Antitrypsin deficiency, also called AAT deficiency (Alpha-1 Antitrypsin deficiency) is an inherited disease characterized by severe problems that make difficult to breathe. Along with lung disease, it can also cause serious issues in the liver too. Mutations in the SERPINA1 gene, whose primary function is to transcribe a protein called alpha-1 anti-trypsin, results in the breakdown of lungs and liver.
Signs and Symptoms of Antitrypsin deficiency may vary according to the age at which they appear. However, usually, it affects the age group between 20 and 50. The early symptoms may include difficulty in breathing, causing cause Chronic Pulmonary Obstructive Disease (COPD). COPD can also lead to symptoms of emphysema, which includes difficulty in breathing, and wheezing, making it look like Asthma.
Due to the similar symptoms of anti-trypsin deficiency and other conditions like Asthma, hepatic cirrhosis or cholestatic jaundice, it is often misdiagnosed. This is the reason the diagnosis rate of the condition is abysmal. Most of the people living with Antitrypsin deficiency are unlikely to be diagnosed. The symptoms in the early 30s also comprise steadily reduced stamina, unintentional weight loss, recurring respiratory infections, fatigue, and rapid heartbeat upon standing. Antitrypsin deficiency is commonly known to damage liver resulting in Liver Cirrhosis.

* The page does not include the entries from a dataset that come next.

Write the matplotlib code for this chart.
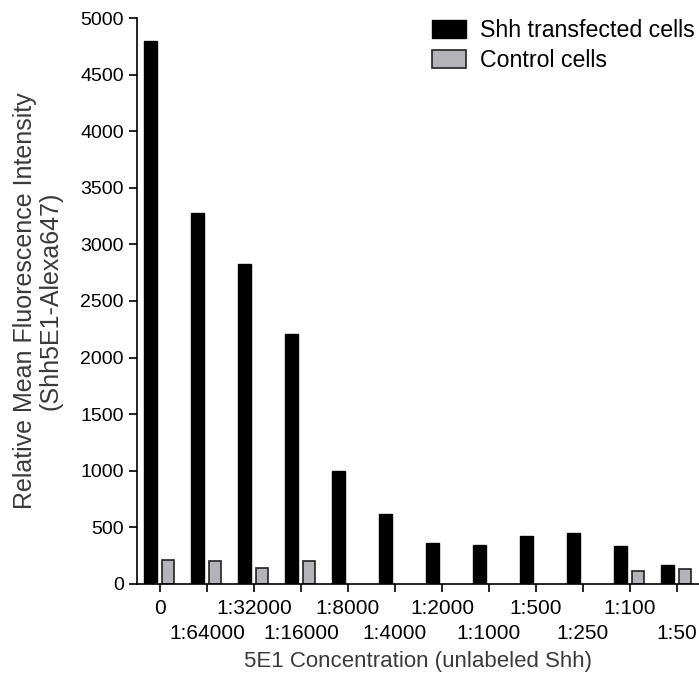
import numpy as np
import matplotlib.pyplot as plt

plt.rcParams['font.family'] = ['Liberation Sans', 'DejaVu Sans']

# 数据
concentrations = ['0', '1:64000', '1:32000', '1:16000', '1:8000', '1:4000',
                  '1:2000', '1:1000', '1:500', '1:250', '1:100', '1:50']
shh_cells = [4800, 3275, 2830, 2210, 1000, 620, 360, 342, 421, 448, 333, 168]
control_cells = [209, 200, 144, 200, 0, 0, 0, 0, 0, 0, 118, 133]

x = np.arange(len(concentrations))
ctrl = np.array(control_cells)
has_ctrl = ctrl > 0  # 值为0的不画

fig = plt.figure(figsize=(6.99, 6.77), dpi=100)
ax = fig.add_axes([0.196, 0.1374, 0.804, 0.836])

# 柱状图
ax.bar(x - 0.2, shh_cells, width=0.28, color='black', edgecolor='black',
       linewidth=1, label='Shh transfected cells')
ax.bar(x[has_ctrl] + 0.17, ctrl[has_ctrl], width=0.26, color='#b4b4b8',
       edgecolor='#222222', linewidth=1.2, label='Control cells')

ax.set_xlim(-0.49, 11.47)
ax.set_ylim(0, 5000)
ax.set_yticks(range(0, 5001, 500))

# 刻度标签交错两行：偶数用主刻度，奇数用次刻度
ax.set_xticks(x[::2])
ax.set_xticklabels(concentrations[::2])
ax.set_xticks(x[1::2], minor=True)
ax.set_xticklabels(concentrations[1::2], minor=True)
ax.tick_params(axis='both', which='both', length=6, width=1.2, direction='out')
ax.tick_params(axis='y', labelsize=14)
ax.tick_params(axis='x', which='major', labelsize=15, pad=5)
ax.tick_params(axis='x', which='minor', labelsize=15, pad=22.5)

for s in ['top', 'right']:
    ax.spines[s].set_visible(False)
ax.spines['left'].set_linewidth(1.2)
ax.spines['bottom'].set_linewidth(1.2)

ax.set_xlabel('5E1 Concentration (unlabeled Shh)', fontsize=16, color='#3a3a3a', labelpad=6)
ax.set_ylabel('Relative Mean Fluorescence Intensity\n(Shh5E1-Alexa647)', fontsize=18,
              color='#3a3a3a', labelpad=13, linespacing=1.05)

ax.legend(loc='upper right', bbox_to_anchor=(1.03, 1.035), frameon=False, fontsize=16.7,
          handlelength=1.5, handleheight=0.85, handletextpad=0.6, labelspacing=0.3)

fig.savefig('out.png', dpi=100)
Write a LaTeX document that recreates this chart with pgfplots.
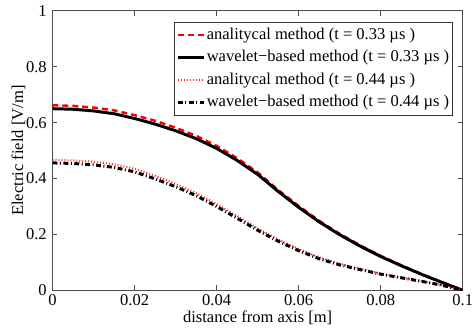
\documentclass[border=0pt]{standalone}
\usepackage{pgfplots}
\pgfplotsset{compat=1.18}
\usepackage{fontspec}
\setmainfont{Liberation Serif}
\begin{document}
\begin{tikzpicture}
\begin{axis}[
  name=ax, at={(0,0)}, anchor=south west,
  width=248.4pt, height=169.2pt, scale only axis,
  xmin=0, xmax=0.1, ymin=0, ymax=1,
  xtick={0,0.02,0.04,0.06,0.08,0.1},
  xticklabels={0,0.02,0.04,0.06,0.08,0.1},
  ytick={0,0.2,0.4,0.6,0.8,1},
  yticklabels={0,0.2,0.4,0.6,0.8,1},
  /pgf/number format/assume math mode=true,
  tick align=inside,
  major tick length=3pt,
  axis line style={black!70, line width=0.6pt},
  every tick/.style={black!70, line width=0.5pt},
  ticklabel style={font=\fontsize{10}{12}\selectfont},
  xticklabel style={yshift=1pt},
  xlabel={distance from axis [m]},
  ylabel={Electric field [V/m]},
  every axis x label/.style={at={(axis description cs:0.5,-0.099)}, anchor=center, font=\fontsize{10}{12}\selectfont},
  every axis y label/.style={at={(axis description cs:-0.083,0.5)}, rotate=90, anchor=center, font=\fontsize{10}{12}\selectfont},
  legend style={at={(0.976,0.961)}, anchor=north east, draw=black!80, line width=0.4pt,
    font=\fontsize{10}{12}\selectfont, inner xsep=1.5pt, inner ysep=1.5pt,
    row sep=1.2pt, cells={anchor=west}, nodes={inner xsep=0.6pt}},
  legend image code/.code={\draw[#1] (0pt,0pt) -- (16pt,0pt);},
]
% analytical t = 0.33 us
\addplot[red, line width=1.5pt, dash pattern=on 3.6pt off 2.4pt] coordinates {
(0,0.662) (0.005,0.660) (0.01,0.654) (0.015,0.644) (0.02,0.627) (0.025,0.607)
(0.03,0.582) (0.035,0.553) (0.04,0.517) (0.045,0.473) (0.05,0.422) (0.055,0.359)
(0.06,0.302) (0.065,0.249) (0.07,0.202) (0.075,0.161) (0.08,0.123) (0.085,0.090)
(0.09,0.058) (0.095,0.029) (0.1,0.0)};
\addlegendentry{analitycal method (t = 0.33 µs )}
% wavelet t = 0.33 us
\addplot[black, line width=1.8pt] coordinates {
(0,0.650) (0.005,0.648) (0.01,0.642) (0.015,0.632) (0.02,0.615) (0.025,0.595)
(0.03,0.571) (0.035,0.543) (0.04,0.508) (0.045,0.465) (0.05,0.415) (0.055,0.354)
(0.06,0.297) (0.065,0.245) (0.07,0.199) (0.075,0.158) (0.08,0.121) (0.085,0.088)
(0.09,0.057) (0.095,0.028) (0.1,0.0)};
\addlegendentry{wavelet−based method (t = 0.33 µs )}
% analytical t = 0.44 us
\addplot[red!85, line width=1.2pt, dash pattern=on 0.6pt off 1.2pt] coordinates {
(0,0.467) (0.005,0.465) (0.01,0.460) (0.015,0.451) (0.02,0.435) (0.025,0.410)
(0.03,0.381) (0.035,0.348) (0.04,0.309) (0.045,0.266) (0.05,0.222) (0.055,0.182)
(0.06,0.148) (0.065,0.118) (0.07,0.095) (0.075,0.077) (0.08,0.060) (0.085,0.046)
(0.09,0.033) (0.095,0.019) (0.1,0.0)};
\addlegendentry{analitycal method (t = 0.44 µs )}
% wavelet t = 0.44 us
\addplot[black, line width=1.8pt, dash pattern=on 3pt off 1.5pt on 0.6pt off 1.5pt] coordinates {
(0,0.456) (0.005,0.454) (0.01,0.449) (0.015,0.440) (0.02,0.424) (0.025,0.399)
(0.03,0.371) (0.035,0.339) (0.04,0.300) (0.045,0.258) (0.05,0.215) (0.055,0.176)
(0.06,0.142) (0.065,0.113) (0.07,0.091) (0.075,0.074) (0.08,0.058) (0.085,0.045)
(0.09,0.032) (0.095,0.018) (0.1,0.0)};
\addlegendentry{wavelet−based method (t = 0.44 µs )}
\end{axis}
\pgfresetboundingbox
\path[use as bounding box] ([shift={(-31.8pt,-24pt)}]ax.south west) rectangle ([shift={(255.2pt,175.8pt)}]ax.south west);
\end{tikzpicture}
\end{document}
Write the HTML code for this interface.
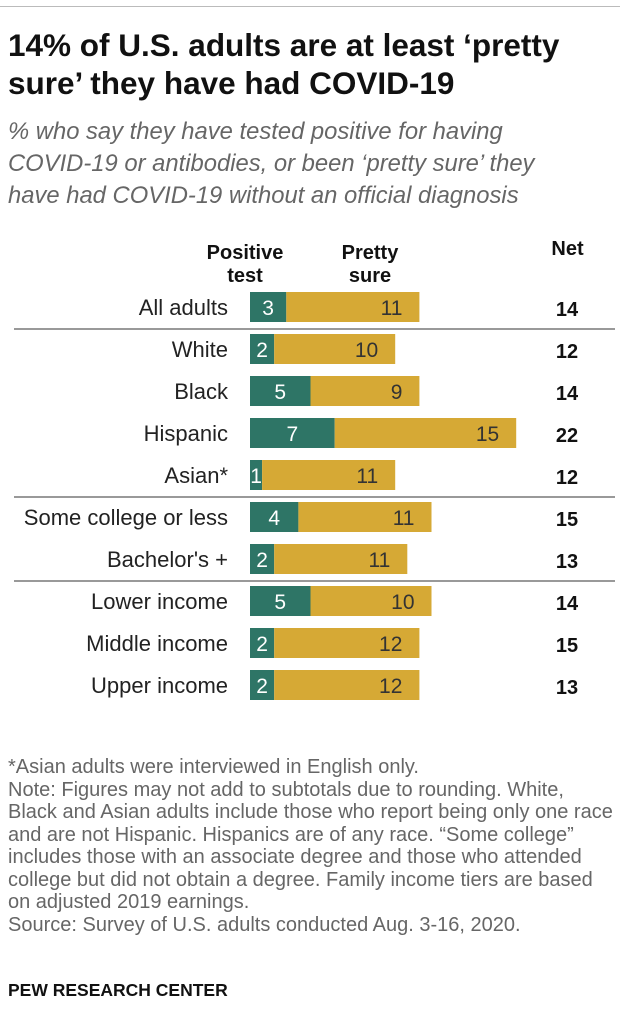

Antitrypsin deficiency Epidemiology

A massive chunk of the population is living with Antitrypsin deficiency. Globally talking, Alpha‐1 Anti-Trypsin Deficiency is estimated to affect three million people. Moreover, this number does not include undiagnosed or misdiagnosed ones. Also, about 10 per cent of infants and 15 per cent of adults with AAT deficiency develop liver cirrhosis due to the formation of scar tissue in the liver. Also, the ability of Antitrypsin deficiency to disguise its symptoms as some other’s condition adds to the conundrum.

Antitrypsin deficiency Treatment Management

Antitrypsin deficiency HAS NO CURE. The main goal behind Antitrypsin deficiency treatment management is to prevent or slow the progressions of lung/ liver diseases. This can be done by augmenting or replacing the deficient enzyme, and thereby moderating inflammatory stimuli, is possible. Decreasing any pro-inflammatory stimuli in the alveolus, including smoking, Asthma, or respiratory infection, facilitates this goal. Antitrypsin deficiency management is solely directed at controlling symptoms.
Treatments for emphysema associated with AATD include standard medications used in managing patients with emphysema of all causes (such as inhaled bronchodilators, inhaled steroids, anticholinergics, oxygen therapy, and the administration of antibiotics or phosphodiesterase 5 inhibitors for the frequent respiratory infections) as well as (in specific subgroups) specific AATD treatment called Augmentation therapy, which is the the best available option that may help slow the progression of lung damage due to Antitrypsin deficiency. It involves regular (usually once weekly), long-term infusion of purified, pooled human plasma-derived alpha1-anti-trypsin into the veins of deficient individuals. At present only six FDA approved drugs for augmentation therapy are available, i.e., Prolastin (Talecris Biotherapeutics), Aralast (Baxter International), Aralast NP (Baxter International), Zemaira (Aventis Behring), Prolastin-C (Grifols Therapeutics) and Glassia (Kamada).
There is also an option of surgically removing fused bullae (known as Lung volume reduction surgery (LVRS)) in a few selected patients. However, LVRS is likely to benefit more the patients with emphysema not due to recognized genetic causes than the individuals with emphysema due to AATD. This is why LVRS is rarely recommended.

From the above mentioned AATD therapy management, it is evident that the availability of treatment options is not an issue. However, the point of concern is their efficaciousness. The main problem lies in the limitations of the present Anti-trypsin deficiency therapies. No specific availability of treating liver disease, and emphysema associated with it, ask for the dire need in developing novel therapies that can treat and manage the symptoms that come with Alpha1-Anti-Trypsin deficiency.